CHICAGO — Cook County Board president Toni Preckwinkle joined WGN Morning News Monday to talk about the city's mayoral race and her platform to address public school reforms, underfunded neighborhoods and police accountability.

The Cook County Democratic Party Chair and former five-term alderperson is firstly focused on the reach of Chicago Public Schools and school board leadership.
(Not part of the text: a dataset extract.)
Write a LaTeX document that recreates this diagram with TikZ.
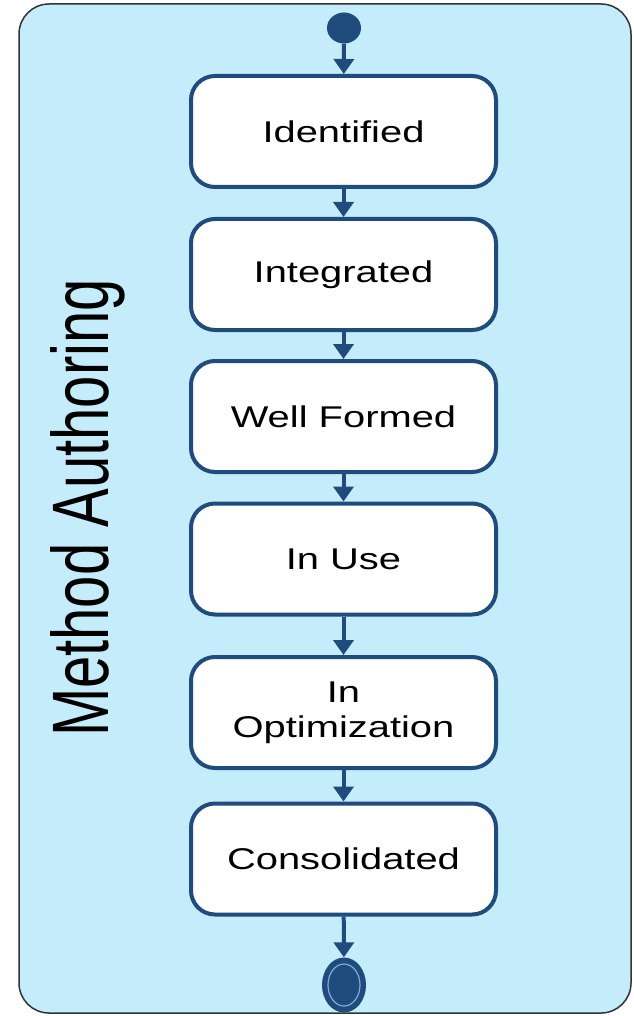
\documentclass[tikz,border=0pt]{standalone}
\usepackage{fontspec}
\setmainfont{Liberation Sans}
\usetikzlibrary{arrows.meta,shapes.geometric}
\definecolor{panelblue}{RGB}{197,236,251}
\definecolor{darkblue}{RGB}{31,75,125}
\definecolor{ringblue}{RGB}{130,170,215}
\newcommand{\sx}[1]{\scalebox{1.33}[1]{#1}}
\begin{document}
\begin{tikzpicture}[x=1pt,y=-1pt,
  state/.style={draw=darkblue, line width=4pt, fill=white, rounded corners=24pt,
    minimum width=305pt, minimum height=111pt, inner sep=0pt, align=center,
    font=\fontsize{30}{35}\selectfont},
  flow/.style={draw=darkblue, line width=4pt, -{Triangle[width=20pt,length=15pt]}},
  panel/.style={draw=black!80, line width=1.5pt, fill=panelblue, rounded corners=30pt}
]
\useasboundingbox (0,0) rectangle (633,1016);
\fill[white] (0,0) rectangle (633,1016);
\draw[panel] (19,4) rectangle (631,1013);

\node[rotate=90, anchor=base, font=\fontsize{58}{60}\selectfont] (title) at (108,508)
  {\scalebox{1}[1.38]{Method Authoring}};

\node[ellipse, fill=darkblue, minimum width=34pt, minimum height=31pt, inner sep=0pt] (start) at (344,28) {};
\node[state] (s1) at (343.5,131.5) {\sx{Identified}};
\node[state] (s2) at (343.5,274.5) {\sx{Integrated}};
\node[state] (s3) at (343.5,416.5) {\sx{Well Formed}};
\node[state] (s4) at (343.5,559) {\sx{In Use}};
\node[state] (s5) at (343.5,712.5) {\sx{In}\\\sx{Optimization}};
\node[state] (s6) at (343.5,859) {\sx{Consolidated}};
\node[ellipse, fill=darkblue, minimum width=44pt, minimum height=55pt, inner sep=0pt] (end) at (344,985) {};
\draw[ringblue, line width=1.2pt] (end.center) ellipse [x radius=16pt, y radius=21pt];

\draw[flow] (start) -- (s1);
\draw[flow] (s1) -- (s2);
\draw[flow] (s2) -- (s3);
\draw[flow] (s3) -- (s4);
\draw[flow] (s4) -- (s5);
\draw[flow] (s5) -- (s6);
\draw[flow] (s6) -- (end);
\end{tikzpicture}
\end{document}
Preckwinkle, who says she is a "teacher by profession," noted that Chicago is only school district in the state where residents do not get to elect officials to public school board and favors making positions electable.

"We've got good public schools in Chicago, but they're not equally distributed across the city," Preckwinkle said. "And every neighborhood deserves to have good schools."

Preckwinkle has faced criticism for casting the deciding vote in favor of the Cook County sweetened beverage tax, which was instituted in 2016 and repealed in 2017 because of public unpopularity.

"We made really difficult choices and cuts in our budget and balanced it," Preckwinkle said, "but I think it's important to remember where the money comes from. Half of our revenue goes to support our public health system."

Preckwinkle also commented on how she would address violence and policing in Chicago. She claimed that 15 of Chicago's 77 communities  contain 70 percent of shootings and murders, but that those communities also have high levels of unemployment, under-resourced schools and food deserts.

"We have to have a comprehensive strategy for dealing with the challenges those communities face," she said.

Preckwinkle also supports increasing police accountability.

"Implementing the Department of Justice's consent decree has to be a priority," Preckwinkle said.

Monday is the last day for mayoral challenges of petition signatures of the 21 candidates. Chicago candidates need 12,500 valid signatures by registered voters who only signed one petition. In 2010, the 20 candidates were reduced to six after challenges from election lawyers.